Quote Originally Posted by Steve Blair View Post
I agree. This looks like one of those "one stop solution" things that has been simplified to the point that it has no real value but can beguile many into believing that it has value. Perhaps that's what happens when someone who's predominantly a novelist takes a crack at major anthro-type writing.
LOLOL Too true!

What really got me was two things:
  1. he is using "tribe" as if there is only one type of tribe and "they are all the same" (which is a crock);
  2. his entire rant is based on the old, 19th century unilinear evolutionary argument for cultures (analogically similar to that AF article we have been talking about elsewhere).


Back in 1968, Marshall Sahlins wrote a little primer of tribes called, appropriately enough, Tribesman (Foundations of Modern Anthropology, Prentice-Hall).

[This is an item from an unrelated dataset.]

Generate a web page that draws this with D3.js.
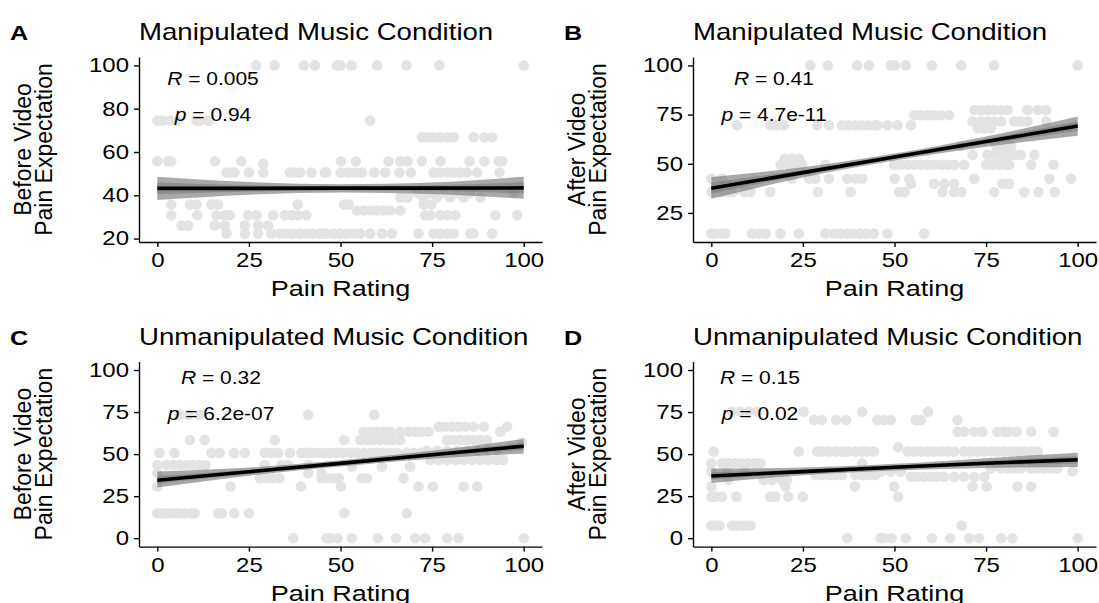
<!DOCTYPE html>
<html>
<head>
<meta charset="utf-8">
<script src="https://cdn.jsdelivr.net/npm/d3@7"></script>
<style>
  body { margin: 0; background: #fff; }
  svg { display: block; font-family: "Liberation Sans", Arial, sans-serif; }
</style>
</head>
<body>
<svg id="chart" width="1099" height="603"></svg>
<script>
// ---- values ----
const xTicks = [0, 25, 50, 75, 100];
const yTicksA = [20, 40, 60, 80, 100];
const yTicksB = [25, 50, 75, 100];
const yTicksCD = [0, 25, 50, 75, 100];
const yLimitTop = 100;

const panelLetters = ["A", "B", "C", "D"];
const panelTitles = ["Manipulated Music Condition", "Manipulated Music Condition",
  "Unmanipulated Music Condition", "Unmanipulated Music Condition"];
const yTitles = [["Before Video", "Pain Expectation"], ["After Video", "Pain Expectation"],
  ["Before Video", "Pain Expectation"], ["After Video", "Pain Expectation"]];
const xTitle = "Pain Rating";
const rValues = ["0.005", "0.41", "0.32", "0.15"];
const pValues = ["0.94", "4.7e-11", "6.2e-07", "0.02"];

// points grouped by expectation level: [expectation, [pain ratings]]
const pointsA = [
  [100, [27, 32, 40, 43, 49, 50, 53, 60, 68, 77, 100]],
  [74.5, [0, 1.5, 3.5, 5.5, 10.7, 11.8, 14, 58.1]],
  [66.8, [72.2, 73.6, 75.4, 77.2, 79.1, 80.9, 86.3, 89.3, 91.4]],
  [55.7, [0, 2.9, 3.8, 15.8, 22.9, 50.1, 54.2, 63.1, 66.3, 68.3, 72.2, 77.3, 85.2, 89.3, 93.2, 94.1]],
  [54.5, [28.9]],
  [50.5, [18.9, 20.2, 21.1, 25, 28.9, 36.2, 37.5, 38.9, 42.1, 45.7, 46.1, 50.1, 52.2, 54, 55.8, 59.2,
    62.2, 66.1, 69.2, 75.4, 77.2, 79.1, 80.9, 82.7, 84.5, 87.3, 93.4]],
  [41, [70.9, 74.5, 78.1, 81.8, 85.4, 97.3]],
  [39, [68.3, 72.7, 76.3, 79.9, 83.6, 88.2, 66.3]],
  [35.7, [3.8, 8.9, 10.7, 14.8, 16.6, 38.3, 51, 52.2, 72.7, 74.8]],
  [33, [54.5, 56.3, 58.1, 59.9, 61.7, 63.6, 66.3]],
  [30.8, [3.8, 10.9, 16.1, 18.4, 19.8, 24.8, 27.1, 31.6, 34.8, 36.6, 38.4, 40.7, 73.1, 74.5, 77.2,
    79.1, 81.3, 92.3, 98.2]],
  [26, [6.6, 8.4, 15.7, 18.4, 23.9, 27.5, 30.2]],
  [22.3, [18.9, 23.9, 27.5, 31.1, 33.4, 35.2, 37, 38.8, 40.6, 42.4, 44.3, 46.1, 45.4, 48.1, 49.9,
    51.7, 53.6, 55.4, 58.1, 61.3, 64, 71.3, 75.4, 77.2, 79.1, 80.9, 85.4, 86.3, 91.4]]
];
const pointsB = [
  [100, [27, 31.8, 39.8, 43, 49, 50.1, 53.1, 60.2, 68.2, 77.2, 100]],
  [77.3, [71.8, 73.6, 75.4, 77.2, 79.1, 80.9, 86.3, 89.1, 91.4]],
  [74.7, [55.4, 57.2, 59, 60.8, 62.7, 64.9]],
  [71.5, [71.3, 73.6, 75.4, 77.2, 79.1, 82.7, 84.5, 86.3, 91.4]],
  [69.6, [7, 16.1, 18, 19.8, 28.9, 32.1, 35.7, 37.5, 39.3, 41.2, 43, 44.8, 45.4, 48.1, 50.8, 54.5]],
  [68, [72.7, 74.5, 76.3]],
  [59, [68.1, 77.7, 79.1, 80.4, 81.8]],
  [54.5, [71.3, 75.4, 77.2, 79.1, 80.9, 82.7, 84.5, 88.2]],
  [52.5, [20, 22, 24]],
  [49.5, [18.9, 21.1, 22.9, 24.8, 31.1, 49.9, 51.7, 53.6, 55.4, 57.2, 59, 60.8, 62.7, 64.5, 66.3,
    69, 75, 76.8, 78.6, 80.4, 81.3, 87.3, 93.4]],
  [42.4, [0, 2.9, 22, 26.6, 28.4, 32.1, 37.1, 39.3, 41.2, 50.1, 54, 71.8, 92.3, 98.2]],
  [39.8, [8.9, 54.5, 60.8, 63.6, 66.3, 79.5, 81.3]],
  [35.6, [0, 2.9, 4.5, 6, 8.9, 10.7, 16.1, 29.1, 38, 51.3, 52.7, 63.1, 66.3, 68.3, 77.2, 85.4, 89.3, 93.7]],
  [14.5, [0, 1.1, 2.9, 3.8, 11.1, 12.9, 14.8, 18.9, 23.9, 31.1, 33.4, 35.2, 37, 38.8, 40.6, 42.4,
    44.4, 48.1, 58.1]]
];
const pointsC = [
  [73.3, [6, 8.5, 11.5, 41.2, 59.2]],
  [66.3, [76.8, 78.6, 80.4, 82.2, 84.1, 86.3, 89.1, 95.5]],
  [63.3, [56.3, 58.1, 59.9, 61.7, 63.6, 66.3, 68.6, 70.4, 72.2, 74, 93.6]],
  [58.4, [8.9, 12.9, 32.1, 51, 55.4, 57.2, 59, 60.8, 62.7, 64.5, 66.3, 79.1, 80.9, 82.7, 84.5, 86.3, 88.2, 90]],
  [57, [99.5]],
  [52, [73.6, 76.3, 79.1, 81.8, 84.5, 87.3, 90, 92.7]],
  [50.7, [0.6, 4.7, 14.8, 17, 21, 23.9, 29.3, 31.1, 33, 36.2, 39.3, 40.6, 42, 43.8, 45.4, 47.2, 49,
    50.8, 52.7, 54.5, 56.3, 58.1, 59.9, 61.7, 63.6, 65.4, 68.1, 69.9, 71.8]],
  [46.5, [74.5, 76.8, 79.1, 81.3, 83.6, 85.9, 88.2, 90.4, 92.7, 94.4]],
  [43.5, [0, 2.5, 4.3, 6.1, 7.9, 9.7, 11.5, 13.1, 29.3, 33.9, 35.7, 41.2]],
  [42.5, [53.1, 61.3, 69]],
  [38.6, [0, 41.2, 44.8]],
  [35.6, [28, 29.8, 31.6, 33.4, 44.8, 46.3, 48.1, 49.5, 55.8, 57.2, 67.2]],
  [30.7, [0, 20, 39.2, 50.1, 71.3, 75.2, 83.6, 87.3]],
  [14.8, [0, 1.2, 2.6, 4.3, 5.7, 7.5, 9.3, 10.2, 16.6, 17.7, 21, 25, 51, 68.1]],
  [0, [37.1, 46.2, 47.2, 49.2, 53.1, 60.2, 65.2, 70.4, 73.1, 79.1, 82.2, 100]]
];
const pointsD = [
  [75.2, [5.7, 7.9, 10.2, 12.5, 25.2, 41.2, 59.2]],
  [70.3, [28, 30.2, 34.1, 36.8, 45.3, 47.2, 49, 55.8, 57.2, 67.2]],
  [63.3, [67.2, 69, 71.8, 74, 78.1, 80, 81.3, 83.4, 87.3, 93.4]],
  [54, [51]],
  [51.5, [0.6, 23.9, 28.9, 30.2, 32.1, 33.9, 35.7, 37.1, 39.3, 41.2, 42.5, 44.4, 53.6, 55.4, 57.2,
    59, 60.8, 62.7, 64.5, 66.3, 69, 70.8, 72.7, 74.5, 76.3, 78.1, 80, 81.8, 83.6, 85.4, 87.3, 89.1]],
  [44.6, [0, 2.9, 4.7, 6.5, 8.3, 10.1, 11.9, 13.4, 41.2]],
  [41.5, [76.3, 79.1, 80.9, 82.7, 84.5, 87.3, 89.1, 90.9, 92.7, 94.5]],
  [39.6, [0, 4.3, 8.9, 44.5, 46.3, 49, 51.7, 98.6]],
  [37.5, [28.4, 30.2, 32.1, 33.9, 35.7, 39.3, 41.2, 43, 44.8]],
  [36.5, [54.5, 56.3, 58.1, 59.9, 61.7, 63.6, 66.3, 69, 71.8, 74.5]],
  [34.6, [4.7, 14.3, 16.6, 19.3, 20.7]],
  [30.7, [0, 20.2, 39.2, 49.9, 71.3, 75.2, 83.6, 87.3]],
  [24.7, [0, 1.1, 2.9, 6.8, 16.1, 17.5, 21, 25, 51]],
  [7.5, [0, 1.1, 2.2, 5.7, 7, 8.4, 9.7, 10.7, 68.3]],
  [0, [37.1, 46.2, 47.2, 49.2, 53.1, 60.2, 65.2, 70.4, 73.1, 79.1, 82.2, 100]]
];

// regression line and confidence band, read at these pain ratings
const fitX = [0, 25, 50, 75, 100];
const fitA = [43.2, 43.2, 43.3, 43.3, 43.4];
const lowA = [37.8, 40.3, 41.3, 40.6, 38.4];
const highA = [48.6, 46.1, 45.1, 45.9, 48.6];
const fitB = [37.6, 45.5, 53.4, 61.3, 69.2];
const lowB = [32.2, 43.0, 51.6, 58.6, 64.2];
const highB = [43.3, 48.2, 55.2, 63.9, 74.0];
const fitC = [34.5, 39.5, 44.5, 49.6, 54.7];
const lowC = [30.2, 37.2, 42.7, 47.3, 50.3];
const highC = [39.6, 42.0, 46.3, 52.0, 59.0];
const fitD = [37.0, 39.6, 42.2, 44.6, 46.6];
const lowD = [32.8, 37.4, 40.2, 41.8, 42.3];
const highD = [41.4, 42.0, 44.2, 47.6, 50.8];

// ---- layout ----
const panelW = 403, panelH = 185;
const stretch = 1.2; // the figure's horizontal lettering is wide
const panels = [
  { left: 139, top: 57, yTicks: yTicksA, pts: pointsA, fit: fitA, low: lowA, high: highA, labelX: 74, labelY: 28 },
  { left: 693, top: 57, yTicks: yTicksB, pts: pointsB, fit: fitB, low: lowB, high: highB, labelX: 81, labelY: 28 },
  { left: 139, top: 361.6, yTicks: yTicksCD, pts: pointsC, fit: fitC, low: lowC, high: highC, labelX: 82, labelY: 22 },
  { left: 693, top: 361.6, yTicks: yTicksCD, pts: pointsD, fit: fitD, low: lowD, high: highD, labelX: 67, labelY: 22 }
];

const svg = d3.select("#chart");

function wideText(g, x, y, size) {
  return g.append("text")
    .attr("transform", `translate(${x},${y}) scale(${stretch},1)`)
    .attr("font-size", size);
}

panels.forEach((p, i) => {
  const data = p.pts.flatMap(([y, xs]) => xs.map(x => ({ x, y })));
  const lo = d3.min(data, d => d.y);
  const hi = Math.max(d3.max(data, d => d.y), yLimitTop);
  const pad = (hi - lo) * 0.05;

  const x = d3.scaleLinear().domain([-5, 105]).range([p.left, p.left + panelW]);
  const y = d3.scaleLinear().domain([lo - pad, hi + pad]).range([p.top + panelH, p.top]);

  const g = svg.append("g").attr("class", "panel-" + panelLetters[i]);

  // points
  g.append("g")
    .selectAll("circle")
    .data(data)
    .join("circle")
    .attr("cx", d => x(d.x))
    .attr("cy", d => y(d.y))
    .attr("r", 5.3)
    .attr("fill", "#e3e3e3");

  // confidence band (outer + inner, as in the figure)
  const band = fitX.map((v, j) => ({ x: v, fit: p.fit[j], lo: p.low[j], hi: p.high[j] }));
  const area = d3.area().x(d => x(d.x)).y0(d => y(d.lo)).y1(d => y(d.hi)).curve(d3.curveMonotoneX);
  const inner = d3.area().x(d => x(d.x))
    .y0(d => y((d.lo + d.fit) / 2)).y1(d => y((d.hi + d.fit) / 2)).curve(d3.curveMonotoneX);
  g.append("path").datum(band).attr("d", area).attr("fill", "#747474").attr("opacity", 0.62);
  g.append("path").datum(band).attr("d", inner).attr("fill", "#747474").attr("opacity", 0.5);

  // regression line
  g.append("path")
    .datum(band)
    .attr("d", d3.line().x(d => x(d.x)).y(d => y(d.fit)))
    .attr("fill", "none")
    .attr("stroke", "#000")
    .attr("stroke-width", 3.6);

  // axes
  const xAxis = g.append("g")
    .attr("transform", `translate(0,${p.top + panelH})`)
    .call(d3.axisBottom(x).tickValues(xTicks).tickSize(5).tickSizeOuter(0).tickPadding(6));
  const yAxis = g.append("g")
    .attr("transform", `translate(${p.left},0)`)
    .call(d3.axisLeft(y).tickValues(p.yTicks).tickSize(5).tickSizeOuter(0).tickPadding(5));
  [xAxis, yAxis].forEach(a => {
    a.attr("font-family", null).attr("font-size", 20);
    a.select(".domain").attr("stroke", "#000").attr("stroke-width", 1.4);
    a.selectAll(".tick line").attr("stroke", "#000").attr("stroke-width", 1.4);
    a.selectAll(".tick text").attr("fill", "#000")
      .attr("x", function () { return +d3.select(this).attr("x") / stretch; })
      .attr("transform", `scale(${stretch},1)`);
  });

  // correlation labels
  const cx = p.left + p.labelX;
  const rText = wideText(g, cx, p.top + p.labelY, 17.5).attr("text-anchor", "middle");
  rText.append("tspan").attr("font-style", "italic").text("R");
  rText.append("tspan").text(" = " + rValues[i]);
  const pText = wideText(g, cx, p.top + p.labelY + 36, 17.5).attr("text-anchor", "middle");
  pText.append("tspan").attr("font-style", "italic").text("p");
  pText.append("tspan").text(" = " + pValues[i]);

  // titles
  wideText(g, p.left, p.top - 17, 23).text(panelTitles[i]);
  wideText(g, p.left - 129, p.top - 17, 21).attr("font-weight", "bold").text(panelLetters[i]);
  wideText(g, p.left + panelW / 2, p.top + panelH + 54, 22.5)
    .attr("text-anchor", "middle").text(xTitle);
  yTitles[i].forEach((t, k) => {
    g.append("text")
      .attr("transform", `translate(${p.left - 108 + k * 21},${p.top + panelH / 2}) rotate(-90)`)
      .attr("text-anchor", "middle").attr("font-size", 23).text(t);
  });
});
</script>
</body>
</html>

In it he identifies 7 different major types of "tribes", and we are pretty sure now that there are or have been more. I'd actually recomend it since you can usually find it in a second hand shop for a couple of bucks.

Sahlins also wrote what is probably the best analysis of how tribes hang together. It's mainly an argument out of economic anthropology (and somewhat complex), but brilliant: Stone Age Economics. When you tie it in with Marcel Mauss' argument in The Gift (which Amazon is offering as a bundle), you get a really good feel for the structural dynamics.